The proliferation of veggie businesses in Melbourne is a result of simple economics: the market supplying what the consumer wants. Sienna Blake, the editor of national magazine Vegan Voice, says world events and growing levels of sickness are prompting a trend towards veganism.

"It seems we're really on the cusp of something at the moment," Blake says. "The news is appalling with bird flu and everything that's happening with global warming, and people are slowly starting to see the cost of the massive destruction we're causing to the earth.

"We don't have time to sit back and wonder what we're going to do about it. Heart disease, cancer and the obesity epidemic are all linked to a meat-based diet. As people get sicker and fatter, the information about a plant-based diet will gradually get out there."

The popular belief that humans require meat in their diets to remain healthy is, Blake maintains, a misconception fuelled by those with vested interests. "Our diets are not lacking from anything animal-based - we're suffering from excess.
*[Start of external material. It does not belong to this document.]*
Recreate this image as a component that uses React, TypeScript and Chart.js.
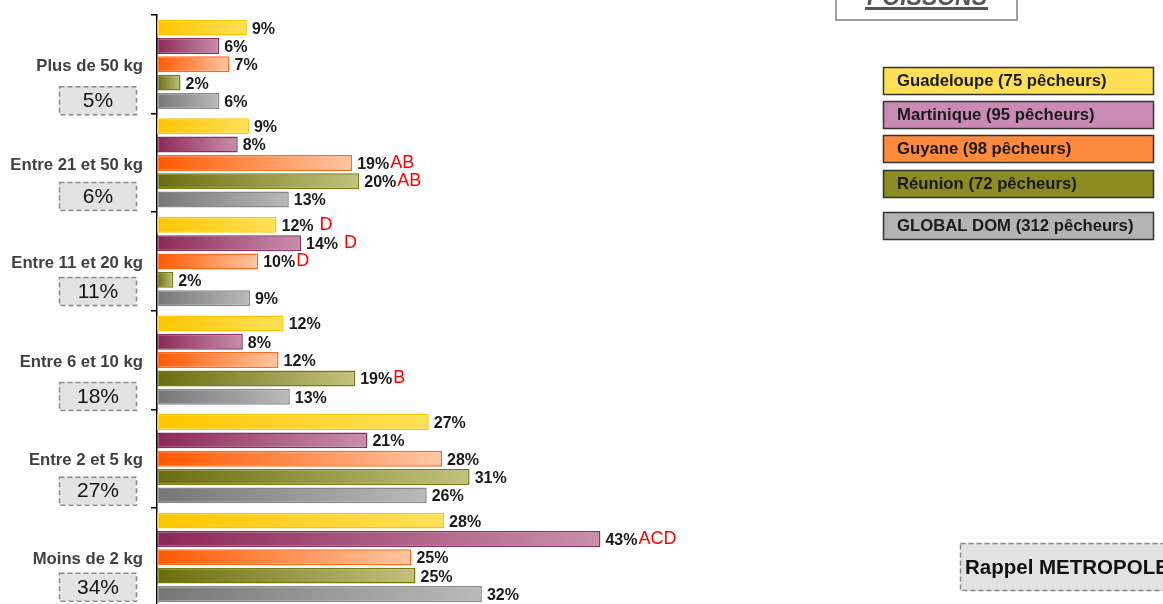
import React, { useEffect, useRef } from "react";
import { Chart, registerables } from "chart.js";

Chart.register(...registerables);

const categories = [
  "Plus de 50 kg",
  "Entre 21 et 50 kg",
  "Entre 11 et 20 kg",
  "Entre 6 et 10 kg",
  "Entre 2 et 5 kg",
  "Moins de 2 kg",
];
const metropole = ["5%", "6%", "11%", "18%", "27%", "34%"];
const seriesNames = [
  "Guadeloupe (75 pêcheurs)",
  "Martinique (95 pêcheurs)",
  "Guyane (98 pêcheurs)",
  "Réunion (72 pêcheurs)",
  "GLOBAL DOM (312 pêcheurs)",
];
const guadeloupe = [8.8, 9.0, 11.7, 12.4, 26.6, 28.1];
const martinique = [6.1, 7.9, 14.1, 8.4, 20.6, 43.4];
const guyane = [7.1, 19.1, 9.9, 11.9, 27.9, 24.9];
const reunion = [2.3, 19.8, 1.6, 19.4, 30.6, 25.3];
const globalDom = [6.1, 12.9, 9.1, 13.0, 26.4, 31.8];
const guadeloupeSig = ["", "", " D", "", "", ""];
const martiniqueSig = ["", "", " D", "", "", "ACD"];
const guyaneSig = ["", "AB", "D", "", "", ""];
const reunionSig = ["", "AB", "", "B", "", ""];
const globalSig = ["", "", "", "", "", ""];
const titleText = "POISSONS";
const rappelText = "Rappel METROPOLE";

const FONT = "'Liberation Sans', Arial, Helvetica, sans-serif";

const seriesValues = [guadeloupe, martinique, guyane, reunion, globalDom];
const seriesSigs = [guadeloupeSig, martiniqueSig, guyaneSig, reunionSig, globalSig];

const styles = [
  { left: "#ffc600", right: "#ffe15a", border: "#ffc400", legend: "#ffdf55" },
  { left: "#8c2758", right: "#c98fab", border: "#8a3060", legend: "#c98bb6" },
  { left: "#ff5800", right: "#ffc7a4", border: "#ff6a18", legend: "#ff8a3c" },
  { left: "#6c6c0e", right: "#c2c27e", border: "#7a7a10", legend: "#8c8c22" },
  { left: "#767676", right: "#bababa", border: "#888888", legend: "#b3b3b3" },
];

const boxOffsets = [22, 19, 15.5, 22, 18, 15.5];
const legendTops = [67, 101, 135, 170, 212];

function gradientFor(left: string, right: string) {
  return (c: any) => {
    const chart = c.chart;
    const area = chart.chartArea;
    if (!area || c.type !== "data") return left;
    const xs = chart.scales.x;
    const end = xs.getPixelForValue(Number(c.raw));
    const g = chart.ctx.createLinearGradient(area.left, 0, Math.max(end, area.left + 2), 0);
    g.addColorStop(0, left);
    g.addColorStop(1, right);
    return g;
  };
}

const overlayPlugin = {
  id: "overlay",
  afterDatasetsDraw(chart: any) {
    const ctx = chart.ctx as CanvasRenderingContext2D;
    const ys = chart.scales.y;
    ctx.save();

    // category labels and METROPOLE boxes
    categories.forEach((c, i) => {
      const cy = ys.getPixelForValue(i);
      ctx.font = `bold 16.7px ${FONT}`;
      ctx.fillStyle = "#404040";
      ctx.textAlign = "right";
      ctx.textBaseline = "middle";
      ctx.fillText(c, 143, cy + 2);

      const top = cy + boxOffsets[i];
      ctx.fillStyle = "#e3e3e3";
      ctx.fillRect(59, top, 77, 28);
      ctx.setLineDash([5, 3]);
      ctx.strokeStyle = "#8a8a8a";
      ctx.lineWidth = 1.5;
      ctx.strokeRect(59.5, top + 0.5, 77, 28);
      ctx.setLineDash([]);
      ctx.font = `21px ${FONT}`;
      ctx.fillStyle = "#141414";
      ctx.textAlign = "center";
      ctx.fillText(metropole[i], 98, top + 15);
    });

    // value labels
    chart.data.datasets.forEach((ds: any, di: number) => {
      const meta = chart.getDatasetMeta(di);
      meta.data.forEach((bar: any, i: number) => {
        const v = ds.data[i];
        const text = Math.round(v) + "%";
        const bx = bar.x + 5;
        const by = bar.y;
        ctx.font = `bold 16px ${FONT}`;
        ctx.fillStyle = "#1a1a1a";
        ctx.textAlign = "left";
        ctx.textBaseline = "middle";
        ctx.fillText(text, bx, by + 1.5);
        const w = ctx.measureText(text).width;
        const sig = seriesSigs[di][i];
        if (sig) {
          ctx.font = `18px ${FONT}`;
          ctx.fillStyle = "#ff0000";
          ctx.fillText(sig, bx + w + 1, by);
        }
      });
    });

    // legend
    seriesNames.forEach((name, i) => {
      const top = legendTops[i];
      ctx.fillStyle = styles[i].legend;
      ctx.fillRect(883, top, 270, 27);
      ctx.strokeStyle = "#333333";
      ctx.lineWidth = 1.5;
      ctx.strokeRect(883.5, top + 0.5, 270, 27);
      ctx.font = `bold 16.7px ${FONT}`;
      ctx.fillStyle = "#1a1a1a";
      ctx.textAlign = "left";
      ctx.textBaseline = "middle";
      ctx.fillText(name, 897, top + 14);
    });

    // title box (cut at top)
    ctx.fillStyle = "#ffffff";
    ctx.fillRect(836, -10, 181, 30);
    ctx.strokeStyle = "#a0a0a0";
    ctx.lineWidth = 2;
    ctx.strokeRect(836, -10, 181, 30);
    ctx.font = `italic bold 23px ${FONT}`;
    ctx.fillStyle = "#555555";
    ctx.textAlign = "center";
    ctx.textBaseline = "alphabetic";
    ctx.fillText(titleText, 927, 5);
    ctx.fillRect(865, 7, 123, 3);

    // rappel box
    ctx.fillStyle = "#e2e2e2";
    ctx.fillRect(960, 543, 220, 48);
    ctx.setLineDash([5, 3]);
    ctx.strokeStyle = "#8a8a8a";
    ctx.lineWidth = 1.5;
    ctx.strokeRect(960.5, 543.5, 220, 47);
    ctx.setLineDash([]);
    ctx.font = `bold 20.5px ${FONT}`;
    ctx.fillStyle = "#111111";
    ctx.textAlign = "left";
    ctx.textBaseline = "middle";
    ctx.fillText(rappelText, 965, 568);

    ctx.restore();
  },
};

export default function App() {
  const ref = useRef<HTMLCanvasElement | null>(null);

  useEffect(() => {
    if (!ref.current) return;
    const chart = new Chart(ref.current, {
      type: "bar",
      data: {
        labels: categories,
        datasets: seriesValues.map((vals, i) => ({
          label: seriesNames[i],
          data: vals,
          backgroundColor: gradientFor(styles[i].left, styles[i].right),
          borderColor: styles[i].border,
          borderWidth: 1.5,
          borderSkipped: false,
          categoryPercentage: 0.93,
          barPercentage: 0.87,
        })),
      },
      options: {
        indexAxis: "y",
        responsive: false,
        animation: false,
        devicePixelRatio: 1,
        layout: { padding: { left: 0, top: 15, right: 393, bottom: 13.4 } },
        plugins: { legend: { display: false }, tooltip: { enabled: false } },
        scales: {
          x: { display: false, min: 0, max: 60 },
          y: {
            afterFit: (s: any) => {
              s.width = 157;
            },
            ticks: { display: false },
            grid: {
              display: true,
              drawOnChartArea: false,
              drawTicks: true,
              tickLength: 6,
              offset: true,
              color: "#000000",
              lineWidth: 1.5,
            },
            border: { display: true, color: "#000000", width: 1.5 },
          },
        },
      },
      plugins: [overlayPlugin],
    });
    return () => chart.destroy();
  }, []);

  return (
    <div
      style={{
        position: "absolute",
        left: 0,
        top: 0,
        width: 1163,
        height: 604,
        overflow: "hidden",
        background: "#ffffff",
      }}
    >
      <canvas ref={ref} width={1163} height={620} style={{ display: "block" }} />
    </div>
  );
}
We've been led to believe that as soon as someone says the word ‘protein' we think meat, and it's simply not true.

"But we're up against groups like the meat and dairy industry with massive amounts of money and huge subsidies," Blake says.

Visitors to the expo will receive advice and information not only on changing to a cruelty-free diet, but on how to apply the principle to other aspects of their lives. Consumers may be unaware that many household products, cosmetics, clothing or medicines have involved some degree of animal cruelty before arriving on shelves.

Bringing ethical and scientific arguments against the use of animals in research to the public's attention is the aim of the Australian Association for Humane Research. Its CEO Helen Rosser says there's now greater awareness about animal testing, but that hasn't put an end to the practice.

"The public are generally of the view that animal research is a necessary evil, because pro-vivisectionists use the emotive argument of choosing between your child and the dog, but this is a totally invalid argument," Rosser says.

In a world with ever-increasing demands on our time, it could be argued that it's just too difficult to read every label and seek out cruelty-free products. But Sandy Anderson, who started her own business, Veganpet, creating vegan-friendly food for cats and dogs, believes that the more the public's conscience is pricked, the more products like hers will flood the mainstream market.

"We could all consume a lot less meat and we could all take a damn good look at how we are killing and what we're doing," Anderson says. "People are really looking around and looking at their own food and what's in it. They're opting for organic or natural food, and I can see a big future for vegan products.

"You need the bigger companies to come on board, and at the moment it's not financially viable for them. The bottom line for them is always going to be the dollar. As public attitudes change, it will push the big companies into looking at themselves."